=== CHALLENGE ===
Skip pictures; extract every line from the one with "Recreate this image" through the one with "(loop.center) circle (3.68cm);", exactly as written.

=== RECORD EXCERPTS ===
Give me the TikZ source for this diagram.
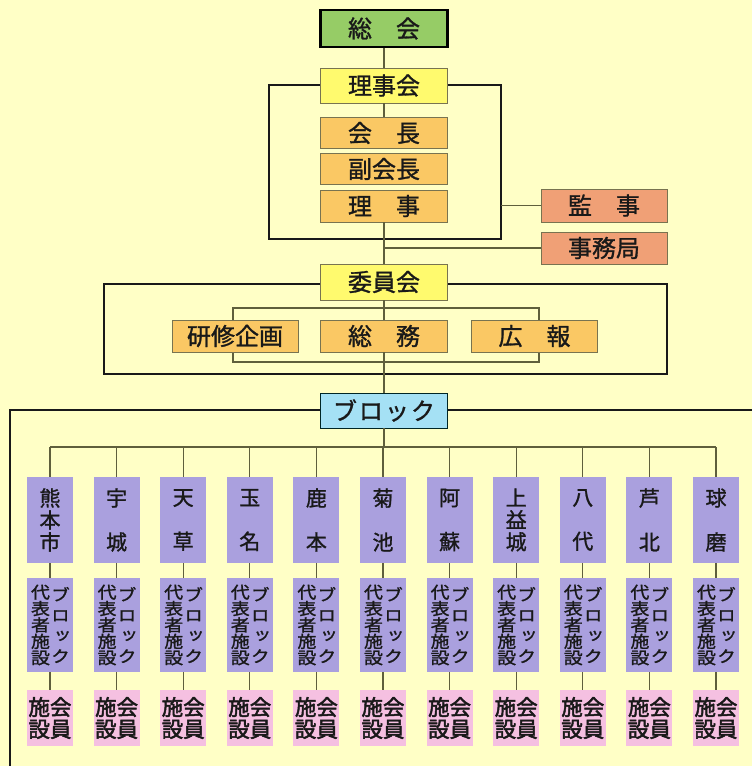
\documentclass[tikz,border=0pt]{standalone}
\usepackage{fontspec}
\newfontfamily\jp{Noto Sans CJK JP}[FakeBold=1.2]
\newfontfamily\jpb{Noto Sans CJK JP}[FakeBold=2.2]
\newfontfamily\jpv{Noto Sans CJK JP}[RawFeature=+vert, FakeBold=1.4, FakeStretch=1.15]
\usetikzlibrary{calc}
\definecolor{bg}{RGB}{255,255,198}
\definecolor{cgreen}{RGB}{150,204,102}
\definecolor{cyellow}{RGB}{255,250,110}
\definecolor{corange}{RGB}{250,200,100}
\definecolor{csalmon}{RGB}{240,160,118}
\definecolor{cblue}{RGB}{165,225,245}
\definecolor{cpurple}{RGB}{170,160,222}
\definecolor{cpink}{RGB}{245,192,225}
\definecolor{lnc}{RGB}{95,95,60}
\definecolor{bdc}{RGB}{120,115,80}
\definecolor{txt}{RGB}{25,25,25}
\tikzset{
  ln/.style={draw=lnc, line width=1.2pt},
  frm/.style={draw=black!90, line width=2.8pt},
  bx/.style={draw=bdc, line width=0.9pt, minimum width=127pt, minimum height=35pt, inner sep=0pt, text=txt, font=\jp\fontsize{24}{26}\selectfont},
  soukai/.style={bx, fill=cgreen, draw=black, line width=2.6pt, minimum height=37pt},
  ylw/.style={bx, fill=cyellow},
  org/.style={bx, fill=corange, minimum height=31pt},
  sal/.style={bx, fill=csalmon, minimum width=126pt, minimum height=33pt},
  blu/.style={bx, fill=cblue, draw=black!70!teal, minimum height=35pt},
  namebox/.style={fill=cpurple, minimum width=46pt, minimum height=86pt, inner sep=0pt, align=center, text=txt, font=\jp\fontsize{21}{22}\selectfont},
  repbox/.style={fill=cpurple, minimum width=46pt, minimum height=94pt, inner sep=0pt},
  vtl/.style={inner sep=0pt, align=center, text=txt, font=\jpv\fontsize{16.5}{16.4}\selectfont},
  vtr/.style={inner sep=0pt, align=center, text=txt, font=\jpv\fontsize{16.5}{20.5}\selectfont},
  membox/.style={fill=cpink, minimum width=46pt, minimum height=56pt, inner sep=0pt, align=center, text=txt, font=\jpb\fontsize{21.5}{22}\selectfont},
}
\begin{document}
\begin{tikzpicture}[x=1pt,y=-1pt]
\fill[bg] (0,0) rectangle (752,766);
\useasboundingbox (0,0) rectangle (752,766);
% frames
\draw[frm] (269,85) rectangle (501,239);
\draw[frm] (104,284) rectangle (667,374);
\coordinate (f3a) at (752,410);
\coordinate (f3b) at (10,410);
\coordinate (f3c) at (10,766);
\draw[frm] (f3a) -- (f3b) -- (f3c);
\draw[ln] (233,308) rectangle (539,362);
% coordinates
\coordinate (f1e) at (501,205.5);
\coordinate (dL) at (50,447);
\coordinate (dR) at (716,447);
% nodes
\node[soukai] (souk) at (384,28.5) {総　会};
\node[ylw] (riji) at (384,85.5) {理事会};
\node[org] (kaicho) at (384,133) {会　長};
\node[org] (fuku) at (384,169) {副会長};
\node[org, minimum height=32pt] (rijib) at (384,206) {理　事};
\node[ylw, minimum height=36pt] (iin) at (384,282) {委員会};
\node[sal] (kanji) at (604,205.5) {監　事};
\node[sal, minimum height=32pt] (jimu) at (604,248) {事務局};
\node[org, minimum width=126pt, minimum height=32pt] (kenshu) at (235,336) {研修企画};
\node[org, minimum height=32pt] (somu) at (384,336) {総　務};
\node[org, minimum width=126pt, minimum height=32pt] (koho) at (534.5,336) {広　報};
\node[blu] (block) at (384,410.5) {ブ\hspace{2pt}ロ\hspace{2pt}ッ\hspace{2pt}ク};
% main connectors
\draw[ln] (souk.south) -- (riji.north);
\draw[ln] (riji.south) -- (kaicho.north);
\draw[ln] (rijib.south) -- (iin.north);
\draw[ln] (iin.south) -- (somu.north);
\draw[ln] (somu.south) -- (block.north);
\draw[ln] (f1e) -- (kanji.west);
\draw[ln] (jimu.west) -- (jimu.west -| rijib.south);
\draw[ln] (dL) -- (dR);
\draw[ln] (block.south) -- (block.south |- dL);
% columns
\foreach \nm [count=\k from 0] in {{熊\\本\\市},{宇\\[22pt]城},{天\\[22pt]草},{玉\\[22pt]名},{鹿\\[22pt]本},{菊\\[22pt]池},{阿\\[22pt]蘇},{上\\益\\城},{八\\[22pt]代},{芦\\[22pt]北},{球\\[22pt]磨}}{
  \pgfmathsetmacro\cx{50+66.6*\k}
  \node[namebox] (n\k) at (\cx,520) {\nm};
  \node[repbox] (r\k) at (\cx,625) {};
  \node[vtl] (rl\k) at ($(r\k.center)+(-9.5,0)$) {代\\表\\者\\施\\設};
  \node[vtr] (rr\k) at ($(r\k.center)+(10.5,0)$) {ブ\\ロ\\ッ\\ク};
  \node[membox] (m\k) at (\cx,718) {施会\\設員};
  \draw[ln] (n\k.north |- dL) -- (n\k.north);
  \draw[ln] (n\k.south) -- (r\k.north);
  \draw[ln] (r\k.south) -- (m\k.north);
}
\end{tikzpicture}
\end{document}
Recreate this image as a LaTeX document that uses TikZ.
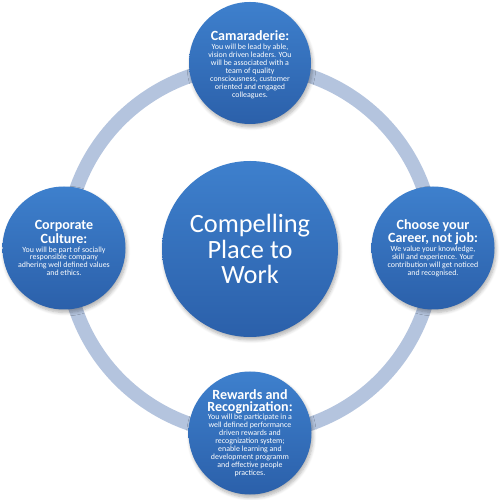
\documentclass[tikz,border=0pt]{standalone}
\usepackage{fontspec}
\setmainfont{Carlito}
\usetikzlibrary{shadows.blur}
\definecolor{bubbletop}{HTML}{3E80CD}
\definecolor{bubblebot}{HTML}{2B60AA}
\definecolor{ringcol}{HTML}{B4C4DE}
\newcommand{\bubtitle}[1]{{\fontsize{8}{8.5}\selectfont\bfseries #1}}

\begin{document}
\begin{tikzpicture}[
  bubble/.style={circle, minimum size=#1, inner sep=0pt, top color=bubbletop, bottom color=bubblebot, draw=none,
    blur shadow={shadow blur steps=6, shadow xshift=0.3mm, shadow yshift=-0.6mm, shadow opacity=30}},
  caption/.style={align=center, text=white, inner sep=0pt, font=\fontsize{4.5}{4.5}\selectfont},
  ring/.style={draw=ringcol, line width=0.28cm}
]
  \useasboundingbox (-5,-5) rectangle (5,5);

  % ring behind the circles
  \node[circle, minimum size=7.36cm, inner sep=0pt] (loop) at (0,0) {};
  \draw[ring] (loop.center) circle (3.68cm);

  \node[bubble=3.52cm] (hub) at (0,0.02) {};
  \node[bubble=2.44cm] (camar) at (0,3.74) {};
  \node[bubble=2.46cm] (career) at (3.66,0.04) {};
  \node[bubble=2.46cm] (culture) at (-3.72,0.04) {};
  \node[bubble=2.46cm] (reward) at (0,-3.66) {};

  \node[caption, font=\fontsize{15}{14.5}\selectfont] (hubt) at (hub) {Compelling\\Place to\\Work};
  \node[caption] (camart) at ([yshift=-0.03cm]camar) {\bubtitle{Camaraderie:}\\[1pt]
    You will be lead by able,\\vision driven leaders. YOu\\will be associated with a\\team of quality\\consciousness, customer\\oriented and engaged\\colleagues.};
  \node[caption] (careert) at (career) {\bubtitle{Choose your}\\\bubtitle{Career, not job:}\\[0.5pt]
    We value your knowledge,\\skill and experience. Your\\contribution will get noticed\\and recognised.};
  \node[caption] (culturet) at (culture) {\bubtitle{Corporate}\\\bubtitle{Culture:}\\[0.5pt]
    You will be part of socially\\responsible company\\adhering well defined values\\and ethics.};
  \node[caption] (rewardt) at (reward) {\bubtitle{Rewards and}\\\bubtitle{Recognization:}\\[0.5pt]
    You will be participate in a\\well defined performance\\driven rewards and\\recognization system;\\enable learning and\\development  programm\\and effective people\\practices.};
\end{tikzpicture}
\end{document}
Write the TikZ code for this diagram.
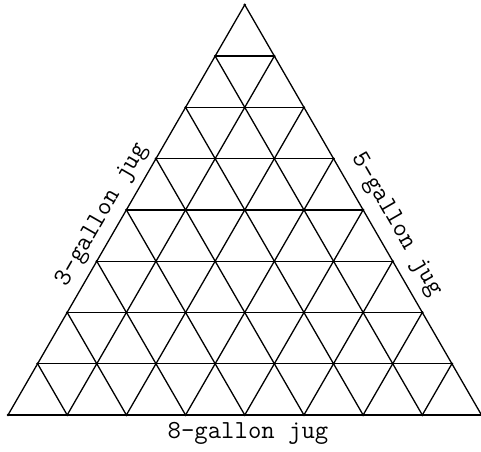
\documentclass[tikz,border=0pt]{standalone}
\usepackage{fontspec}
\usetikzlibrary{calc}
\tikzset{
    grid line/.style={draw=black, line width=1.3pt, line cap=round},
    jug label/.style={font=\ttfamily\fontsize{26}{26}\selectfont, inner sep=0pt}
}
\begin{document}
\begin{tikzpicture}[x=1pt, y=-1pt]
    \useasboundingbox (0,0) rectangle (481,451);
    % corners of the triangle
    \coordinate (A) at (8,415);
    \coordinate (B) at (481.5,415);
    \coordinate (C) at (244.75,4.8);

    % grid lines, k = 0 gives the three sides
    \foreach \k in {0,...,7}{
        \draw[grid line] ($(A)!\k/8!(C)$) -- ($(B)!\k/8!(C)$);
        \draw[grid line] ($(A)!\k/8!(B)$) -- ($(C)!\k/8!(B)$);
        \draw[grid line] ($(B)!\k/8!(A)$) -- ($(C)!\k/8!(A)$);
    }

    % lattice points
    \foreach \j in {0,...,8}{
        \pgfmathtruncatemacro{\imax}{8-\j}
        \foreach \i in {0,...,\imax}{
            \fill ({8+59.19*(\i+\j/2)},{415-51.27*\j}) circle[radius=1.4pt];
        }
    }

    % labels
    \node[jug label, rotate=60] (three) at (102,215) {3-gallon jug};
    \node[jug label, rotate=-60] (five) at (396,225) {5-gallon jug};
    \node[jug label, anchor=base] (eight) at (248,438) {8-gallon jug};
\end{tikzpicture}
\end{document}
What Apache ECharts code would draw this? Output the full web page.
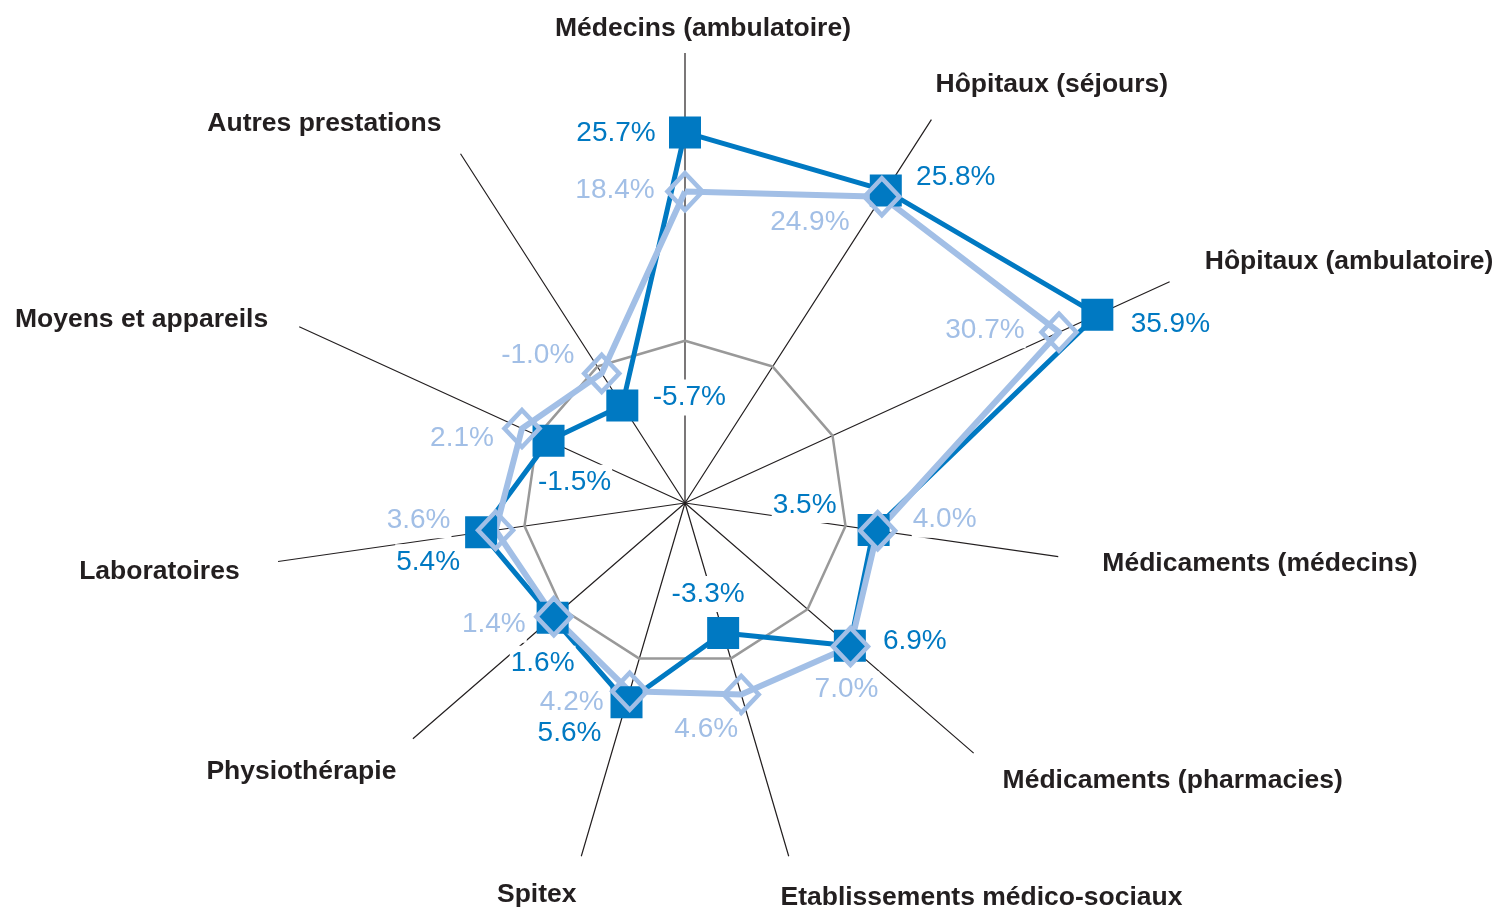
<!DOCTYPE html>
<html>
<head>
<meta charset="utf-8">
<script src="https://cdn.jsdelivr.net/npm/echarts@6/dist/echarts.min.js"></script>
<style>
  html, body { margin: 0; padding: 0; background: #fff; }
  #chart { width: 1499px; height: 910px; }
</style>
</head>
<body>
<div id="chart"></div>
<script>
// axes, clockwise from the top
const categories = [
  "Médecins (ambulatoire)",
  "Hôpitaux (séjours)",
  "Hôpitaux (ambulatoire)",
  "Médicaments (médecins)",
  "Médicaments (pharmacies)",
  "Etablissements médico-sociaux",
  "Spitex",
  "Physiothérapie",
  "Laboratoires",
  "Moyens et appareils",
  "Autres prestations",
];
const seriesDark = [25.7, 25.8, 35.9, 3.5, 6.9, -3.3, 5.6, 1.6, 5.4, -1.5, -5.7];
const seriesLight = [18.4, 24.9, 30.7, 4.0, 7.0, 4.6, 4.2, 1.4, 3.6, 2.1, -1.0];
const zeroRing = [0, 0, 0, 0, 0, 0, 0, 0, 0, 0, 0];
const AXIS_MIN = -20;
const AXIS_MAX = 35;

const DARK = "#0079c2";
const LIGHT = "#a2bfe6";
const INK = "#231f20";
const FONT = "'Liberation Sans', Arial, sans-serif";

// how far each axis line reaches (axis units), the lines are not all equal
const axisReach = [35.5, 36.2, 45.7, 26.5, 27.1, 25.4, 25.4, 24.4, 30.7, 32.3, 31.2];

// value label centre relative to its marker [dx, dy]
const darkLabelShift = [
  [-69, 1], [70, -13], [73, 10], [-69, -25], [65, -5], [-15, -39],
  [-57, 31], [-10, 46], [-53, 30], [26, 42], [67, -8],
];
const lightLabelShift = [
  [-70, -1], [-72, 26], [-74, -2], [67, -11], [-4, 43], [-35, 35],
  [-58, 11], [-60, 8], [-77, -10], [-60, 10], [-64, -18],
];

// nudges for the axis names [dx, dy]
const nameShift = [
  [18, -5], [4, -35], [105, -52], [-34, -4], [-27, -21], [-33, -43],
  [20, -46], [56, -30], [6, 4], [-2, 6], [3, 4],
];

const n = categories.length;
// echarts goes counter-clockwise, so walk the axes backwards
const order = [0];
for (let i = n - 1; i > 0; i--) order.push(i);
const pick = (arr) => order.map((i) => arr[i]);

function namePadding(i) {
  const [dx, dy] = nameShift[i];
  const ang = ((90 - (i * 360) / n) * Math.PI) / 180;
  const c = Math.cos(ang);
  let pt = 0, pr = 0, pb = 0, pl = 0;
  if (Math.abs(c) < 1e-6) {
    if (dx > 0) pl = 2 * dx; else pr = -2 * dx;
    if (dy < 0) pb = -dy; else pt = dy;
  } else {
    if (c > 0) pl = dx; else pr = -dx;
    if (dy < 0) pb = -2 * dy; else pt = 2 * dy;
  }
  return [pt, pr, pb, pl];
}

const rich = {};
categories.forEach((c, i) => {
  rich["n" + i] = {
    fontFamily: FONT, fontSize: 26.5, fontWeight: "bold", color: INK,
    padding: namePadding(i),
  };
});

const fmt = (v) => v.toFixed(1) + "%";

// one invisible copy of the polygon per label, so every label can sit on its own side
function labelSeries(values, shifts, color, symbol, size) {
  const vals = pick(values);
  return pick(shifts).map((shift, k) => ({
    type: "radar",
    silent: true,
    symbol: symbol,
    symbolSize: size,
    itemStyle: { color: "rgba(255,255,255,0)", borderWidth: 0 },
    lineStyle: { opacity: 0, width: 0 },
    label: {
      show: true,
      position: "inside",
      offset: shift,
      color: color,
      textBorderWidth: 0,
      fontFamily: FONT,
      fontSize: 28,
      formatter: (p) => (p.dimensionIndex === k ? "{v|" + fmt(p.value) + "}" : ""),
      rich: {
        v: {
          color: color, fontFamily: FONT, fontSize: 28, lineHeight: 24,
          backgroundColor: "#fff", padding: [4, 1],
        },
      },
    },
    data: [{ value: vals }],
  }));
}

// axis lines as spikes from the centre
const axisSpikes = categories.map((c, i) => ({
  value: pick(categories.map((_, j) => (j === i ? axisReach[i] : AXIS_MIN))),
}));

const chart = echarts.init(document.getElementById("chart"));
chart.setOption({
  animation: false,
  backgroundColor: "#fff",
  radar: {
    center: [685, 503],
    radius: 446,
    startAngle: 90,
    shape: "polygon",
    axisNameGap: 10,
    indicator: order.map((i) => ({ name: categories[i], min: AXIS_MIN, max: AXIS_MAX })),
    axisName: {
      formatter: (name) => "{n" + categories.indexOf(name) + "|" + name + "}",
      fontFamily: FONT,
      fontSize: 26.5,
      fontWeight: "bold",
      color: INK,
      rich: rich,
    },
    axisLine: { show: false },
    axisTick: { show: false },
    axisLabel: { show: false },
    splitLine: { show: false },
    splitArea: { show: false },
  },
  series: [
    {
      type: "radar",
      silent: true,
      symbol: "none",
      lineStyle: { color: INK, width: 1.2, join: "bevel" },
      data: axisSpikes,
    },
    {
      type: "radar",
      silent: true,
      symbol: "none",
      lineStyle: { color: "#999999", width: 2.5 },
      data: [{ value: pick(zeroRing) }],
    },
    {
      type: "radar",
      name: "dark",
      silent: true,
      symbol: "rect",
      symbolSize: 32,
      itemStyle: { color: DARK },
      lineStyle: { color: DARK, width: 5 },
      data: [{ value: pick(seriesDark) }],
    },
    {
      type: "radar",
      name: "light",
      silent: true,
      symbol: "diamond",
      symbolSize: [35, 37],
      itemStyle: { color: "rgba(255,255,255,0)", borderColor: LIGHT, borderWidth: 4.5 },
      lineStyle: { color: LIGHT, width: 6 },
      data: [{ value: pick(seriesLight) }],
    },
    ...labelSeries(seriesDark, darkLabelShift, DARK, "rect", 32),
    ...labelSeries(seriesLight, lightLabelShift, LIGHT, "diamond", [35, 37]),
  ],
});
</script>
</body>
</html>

=== FULL OUTPUT ===
Recreate this image as a LaTeX document that uses TikZ.
\documentclass[tikz,border=0pt]{standalone}
\usepackage{fontspec}
\setmainfont{Carlito}
\usetikzlibrary{shadows.blur}
\definecolor{bubbletop}{HTML}{3E80CD}
\definecolor{bubblebot}{HTML}{2B60AA}
\definecolor{ringcol}{HTML}{B4C4DE}
\newcommand{\bubtitle}[1]{{\fontsize{8}{8.5}\selectfont\bfseries #1}}

\begin{document}
\begin{tikzpicture}[
  bubble/.style={circle, minimum size=#1, inner sep=0pt, top color=bubbletop, bottom color=bubblebot, draw=none,
    blur shadow={shadow blur steps=6, shadow xshift=0.3mm, shadow yshift=-0.6mm, shadow opacity=30}},
  caption/.style={align=center, text=white, inner sep=0pt, font=\fontsize{4.5}{4.5}\selectfont},
  ring/.style={draw=ringcol, line width=0.28cm}
]
  \useasboundingbox (-5,-5) rectangle (5,5);

  % ring behind the circles
  \node[circle, minimum size=7.36cm, inner sep=0pt] (loop) at (0,0) {};
  \draw[ring] (loop.center) circle (3.68cm);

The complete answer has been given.